My last words replay in my head. The impatience is with myself, but that wasn’t how it sounded. “That was rude. Sorry.” I don’t actually want to piss Braxton off. He’s been a godsend to the hospital; the burn center he funded was greatly needed. Even this phone call, as poorly timed as it is, was made out of concern. I don’t like how ungrateful I sound or how out of control my emotions are becoming.

He says, “No, I’m sorry. You didn’t ask me to become involved with whatever you’re dealing with. Just know that I’m here for you, Lauren.”

My voice thickens. “Thank you. I do appreciate that.”

“I’ll be abroad for a week, but nothing I’m doing there is vital. My jet can get me back here in less time than a commercial flight would.”

In an attempt to lighten the mood, I joke, “You and your jet.”

“It’s my one vice.”

“I love that you think that.”

He chuckles. “If you ever want to take the time to get to know me, I’ll prove it to you.”

That almost makes me smile. He’s never short on charm, and I’m sure whoever he hooks up with in Ireland will appreciate that about him. “Thank you for calling, Braxton.”

He lets out an amused sound. “Of course.”

“I’ll email you a contact.”

“Do whatever you’d like, but you’re the only one I’ll call if I have a question.”

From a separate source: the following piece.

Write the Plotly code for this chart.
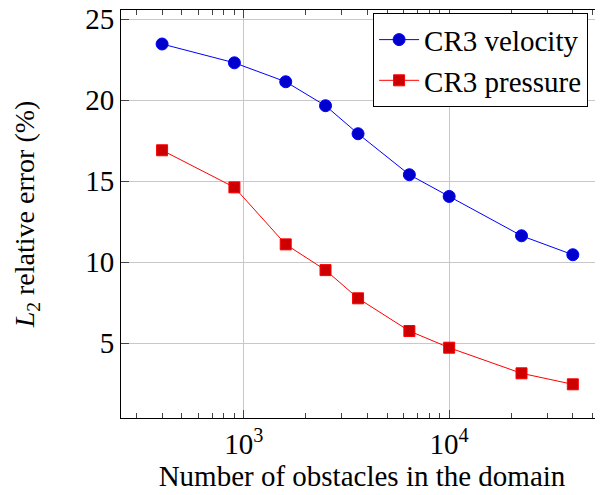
import plotly.graph_objects as go

obstacles = [400, 900, 1600, 2500, 3600, 6400, 10000, 22500, 40000]
velocity = [23.46, 22.3, 21.13, 19.65, 17.92, 15.39, 14.05, 11.62, 10.45]
pressure = [16.9, 14.61, 11.09, 9.5, 7.76, 5.74, 4.71, 3.13, 2.45]

x_major = [1000, 10000]
x_major_text = ["10<sup>3</sup>", "10<sup>4</sup>"]
x_minor = [m * d for d in (100, 1000, 10000) for m in range(2, 10)]
y_ticks = [5, 10, 15, 20, 25]

FONT = "Liberation Serif"

fig = go.Figure()
fig.add_trace(go.Scatter(
    x=obstacles, y=velocity, name="CR3 velocity", mode="lines+markers",
    line=dict(color="rgb(0,0,255)", width=1),
    marker=dict(symbol="circle", size=12, color="rgb(0,0,204)",
                line=dict(color="rgb(0,0,255)", width=1)),
))
fig.add_trace(go.Scatter(
    x=obstacles, y=pressure, name="CR3 pressure", mode="lines+markers",
    line=dict(color="rgb(255,0,0)", width=1),
    marker=dict(symbol="square", size=11, color="rgb(204,0,0)",
                line=dict(color="rgb(255,0,0)", width=1)),
))

fig.update_layout(
    width=595, height=487,
    margin=dict(l=113, r=0, t=2, b=77, autoexpand=False),
    paper_bgcolor="white", plot_bgcolor="white",
    font=dict(family=FONT, size=28, color="black"),
    showlegend=True,
    legend=dict(x=0.523, y=0.992, xanchor="left", yanchor="top",
                bgcolor="white", bordercolor="black", borderwidth=1,
                font=dict(family=FONT, size=29), tracegroupgap=0,
                itemwidth=40),
)
fig.update_xaxes(
    type="log", range=[2.402, 4.749], automargin=False,
    tickmode="array", tickvals=x_major, ticktext=x_major_text,
    ticks="inside", ticklen=8, tickcolor="#444", tickwidth=1,
    showgrid=True, gridcolor="#c8c8c8", gridwidth=1,
    showline=True, linecolor="black", linewidth=1, mirror="allticks",
    zeroline=False, ticklabeloverflow="allow",
    tickfont=dict(family=FONT, size=29),
    minor=dict(tickmode="array", tickvals=x_minor, ticks="inside",
               ticklen=5, tickcolor="#444", showgrid=False),
    title=dict(text="Number of obstacles in the domain",
               font=dict(family=FONT, size=29), standoff=6),
)
fig.update_yaxes(
    range=[0.37, 25.56], automargin=False,
    tickmode="array", tickvals=y_ticks,
    ticks="inside", ticklen=8, tickcolor="#444", tickwidth=1,
    showgrid=True, gridcolor="#c8c8c8", gridwidth=1,
    showline=True, linecolor="black", linewidth=1, mirror="allticks",
    zeroline=False, ticklabeloverflow="allow",
    tickfont=dict(family=FONT, size=29),
    title=dict(text="<i>L</i><sub>2</sub> relative error (%)",
               font=dict(family=FONT, size=28), standoff=42),
)

fig.write_html("out.html")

He’s not joking. “Don’t be offended if I don’t answer. I’m going to be busy.”

“Handling whatever it is you don’t want to talk about?”

“Yes. Goodbye.” I end the call before he has a chance to ask me more about it. Hopefully I didn’t offend him. I roll my shoulders back. Besides, that’s what he gets for telling people he enjoys my abrupt nature.

When my phone rings again, I’m stepping out of my car in the lot beside my apartment building. This time, it’s Ashley. I answer immediately.

“Mom, are you home?”

I close my car door, but my hand lingers on the handle. “Almost. What do you need?”

“I have a favor to ask, but I can’t discuss it on the phone. Can I come over?”

Every muscle in me tenses. The last time she called me for a favor, I walked into a bloodied apartment and a whole lot of super soldier chaos. Still, she’s my daughter, so I say, “Absolutely. Or I can come to you if that’s better.”

“I’ll be at your place in ten minutes.” And possibly because she knows me as well as I know her, she adds, “This isn’t about anything bad. In fact, it’s something you might enjoy.”

“We’ll see,” I murmur.

Our ideas on what is or isn’t enjoyable differ greatly.

I just pray this isn’t about taking in more silverware.